Joseph Losey’s Mr. Klein (1976): Criterion Blu-ray review

Morally bankrupt art dealer Robert Klein (Alain Delon) loses control of his life in Joseph Losey's Mr. Klein (1976)
Morally bankrupt art dealer Robert Klein (Alain Delon) loses control of his life in Joseph Losey’s Mr. Klein (1976)

Joseph Losey’s career was marked by displacement, which in turn seemed to produce a restless search for an identity. As someone born into relative privilege who witnessed the collapse of American society in the Depression (which began when he was twenty), he leaned to the left and joined the communist party in the ’30s. His radical politics coloured his filmmaking from the start with stories about outsiders and the oppressed – his first feature, the allegorical Boy with Green Hair (1948), was followed by several powerful movies about power, corruption and injustice which used the tropes of noir to critique post-war society.

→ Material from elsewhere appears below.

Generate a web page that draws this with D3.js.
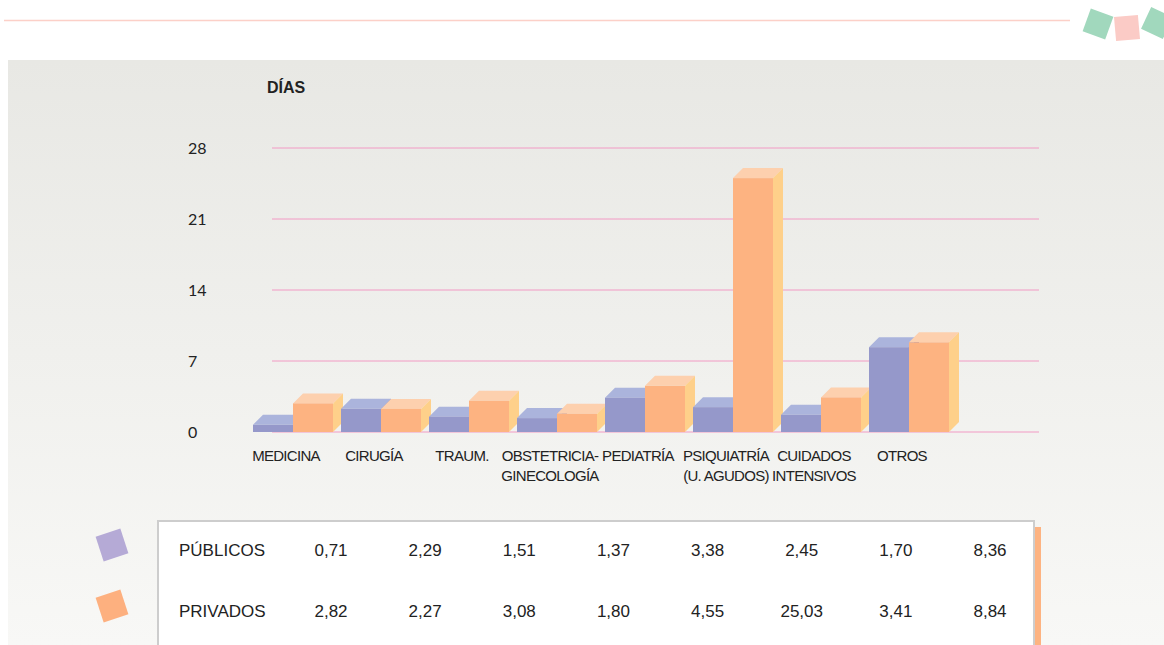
<!DOCTYPE html>
<html>
<head>
<meta charset="utf-8">
<script src="https://cdn.jsdelivr.net/npm/d3@7"></script>
<style>
  body { margin: 0; background: #fff; }
  svg { display: block; }
</style>
</head>
<body>
<svg id="chart" width="1164" height="645"></svg>
<script>
// DATA
const categories = ["MEDICINA", "CIRUGÍA", "TRAUM.", "OBSTETRICIA-\nGINECOLOGÍA", "PEDIATRÍA",
    "PSIQUIATRÍA\n(U. AGUDOS)", "CUIDADOS\nINTENSIVOS", "OTROS"];
const publicos = [0.71, 2.29, 1.51, 1.37, 3.38, 2.45, 1.70, 8.36];
const privados = [2.82, 2.27, 3.08, 1.80, 4.55, 25.03, 3.41, 8.84];
const seriesNames = ["PÚBLICOS", "PRIVADOS"];
const yTicks = [0, 7, 14, 21, 28];

// SETUP
const svg = d3.select("#chart");
const depth = 10;
const colors = {
    pub: {front: "#9598ca", top: "#abb4dc", side: "#8a8dc0"},
    priv: {front: "#fdb381", top: "#fdd0ae", side: "#fed08a"}
};
const legendColors = ["#b5aad6", "#fdb07f"];

const fmt = d3.formatLocale({decimal: ",", thousands: ".", grouping: [3], currency: ["", ""]}).format(".2f");

const x0 = d3.scaleBand().domain(categories).range([253, 957]);
const x1 = d3.scaleBand().domain(["pub", "priv"]).range([0, 80]);
const y = d3.scaleLinear().domain([0, 28]).range([432, 148]);

// background
const defs = svg.append("defs");
const grad = defs.append("linearGradient").attr("id", "bg").attr("x1", 0).attr("y1", 0).attr("x2", 0).attr("y2", 1);
grad.append("stop").attr("offset", "0%").attr("stop-color", "#e8e8e4");
grad.append("stop").attr("offset", "100%").attr("stop-color", "#f8f8f6");

svg.append("rect").attr("x", 8).attr("y", 60).attr("width", 1156).attr("height", 585).attr("fill", "url(#bg)");

// top rule and decorations
svg.append("line").attr("x1", 4).attr("x2", 1070).attr("y1", 20.5).attr("y2", 20.5)
    .attr("stroke", "#fcd0c8").attr("stroke-width", 1.5);

const deco = [
    {cx: 1098, cy: 24, r: 20, c: "#a1d8bd"},
    {cx: 1127, cy: 28, r: -5, c: "#fbcbc6"},
    {cx: 1157, cy: 23, r: 25, c: "#a1d8bd"}
];
svg.selectAll(".deco").data(deco).enter().append("rect")
    .attr("class", "deco")
    .attr("x", -12).attr("y", -12).attr("width", 24).attr("height", 24)
    .attr("fill", d => d.c)
    .attr("transform", d => "translate(" + d.cx + "," + d.cy + ") rotate(" + d.r + ")");

// axis title
svg.append("text").attr("x", 267).attr("y", 93)
    .attr("font-family", "Liberation Sans, Arial, sans-serif").attr("font-weight", "bold")
    .attr("font-size", 16).attr("fill", "#222").text("DÍAS");

// gridlines + tick labels
svg.selectAll(".grid").data(yTicks).enter().append("line")
    .attr("class", "grid")
    .attr("x1", 272).attr("x2", 1039)
    .attr("y1", d => y(d)).attr("y2", d => y(d))
    .attr("stroke", "#f29ac4").attr("stroke-width", 1);

svg.selectAll(".ytick").data(yTicks).enter().append("text")
    .attr("class", "ytick")
    .attr("x", 188).attr("y", d => y(d) + 6)
    .attr("font-family", "Lato, sans-serif").attr("font-size", 16).attr("fill", "#222")
    .text(d => d);

// BARS
function drawBar(g, bx, val, w, c) {
    const top = y(val), base = y(0);
    g.append("path")
        .attr("d", `M${bx},${top} L${bx + depth},${top - depth} L${bx + w + depth},${top - depth} L${bx + w},${top} Z`)
        .attr("fill", c.top);
    g.append("path")
        .attr("d", `M${bx + w},${top} L${bx + w + depth},${top - depth} L${bx + w + depth},${base - depth} L${bx + w},${base} Z`)
        .attr("fill", c.side);
    g.append("rect")
        .attr("x", bx).attr("y", top).attr("width", w).attr("height", base - top)
        .attr("fill", c.front);
}

const bars = svg.append("g");
categories.forEach((cat, i) => {
    const g = bars.append("g");
    drawBar(g, x0(cat) + x1("pub"), publicos[i], x1.bandwidth(), colors.pub);
    drawBar(g, x0(cat) + x1("priv"), privados[i], x1.bandwidth(), colors.priv);
});

// category labels
const labels = svg.selectAll(".xlab").data(categories).enter().append("text")
    .attr("class", "xlab")
    .attr("y", 461)
    .attr("text-anchor", "middle")
    .attr("font-family", "Liberation Sans, Arial, sans-serif")
    .attr("font-size", 15).attr("letter-spacing", "-0.7")
    .attr("fill", "#222");
labels.each(function (d) {
    const t = d3.select(this);
    d.split("\n").forEach((line, k) => {
        t.append("tspan").attr("x", x0(d) + 33).attr("dy", k === 0 ? 0 : 20).text(line);
    });
});

// TABLE
svg.append("rect").attr("x", 1035).attr("y", 527).attr("width", 6).attr("height", 118).attr("fill", "#fdb381");
svg.append("rect").attr("x", 158).attr("y", 521).attr("width", 876).attr("height", 130)
    .attr("fill", "#fff").attr("stroke", "#cdcdcd").attr("stroke-width", 2);

const colX = d3.scalePoint().domain(categories).range([331, 990]);
const rowY = d3.scalePoint().domain(seriesNames).range([556, 617]);
const rows = [publicos, privados];

seriesNames.forEach((name, r) => {
    svg.append("rect")
        .attr("x", -13).attr("y", -13).attr("width", 26).attr("height", 26)
        .attr("fill", legendColors[r])
        .attr("transform", "translate(112," + (rowY(name) - 11) + ") rotate(-18)");
    svg.append("text").attr("x", 179).attr("y", rowY(name))
        .attr("font-family", "Liberation Sans, Arial, sans-serif").attr("font-size", 17)
        .attr("fill", "#222").text(name);
    svg.selectAll(".cell" + r).data(rows[r]).enter().append("text")
        .attr("class", "cell" + r)
        .attr("x", (d, i) => colX(categories[i]))
        .attr("y", rowY(name))
        .attr("text-anchor", "middle")
        .attr("font-family", "Liberation Sans, Arial, sans-serif").attr("font-size", 17)
        .attr("fill", "#222")
        .text(d => fmt(d));
});
</script>
</body>
</html>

"Scientific" measurements identify Jews in Occupied France in Joseph Losey's Mr. Klein (1976)
“Scientific” measurements identify Jews in Occupied France

Inevitably, his personal history and the content of his work made him a target of the House Committee on Un-American Activities and he abandoned his burgeoning Hollywood career for exile in Britain. For several years, he did work for hire under a number of pseudonyms (a necessity if these movies were to be marketable in the States). Even after he began using his own name again, there was an unsettled quality to his work, although he was again drawn to crime as a vehicle for a moral interrogation of society – Time Without Pity (1957), Blind Date (1959), and The Criminal (1960). The latter began his association with star Stanley Baker which paved the way for one of his strongest periods, during which, with the addition of equally important collaborators Dirk Bogarde and Harold Pinter, he would dissect the British class system in half-a-dozen films over seven years, notably Eva (1962), The Servant (1963) and Accident (1967), with a couple of anomalous diversions (Hammer’s The Damned [1962], Modesty Blaise [1966]), before he entered another bewildering exploratory phase with his baroque Liz Taylor melodramas Boom and Secret Ceremony (both 1968), quickly followed by the abstract political allegory Figures in a Landscape (1970) and his biggest commercial success, the period romance The Go-Between (1971).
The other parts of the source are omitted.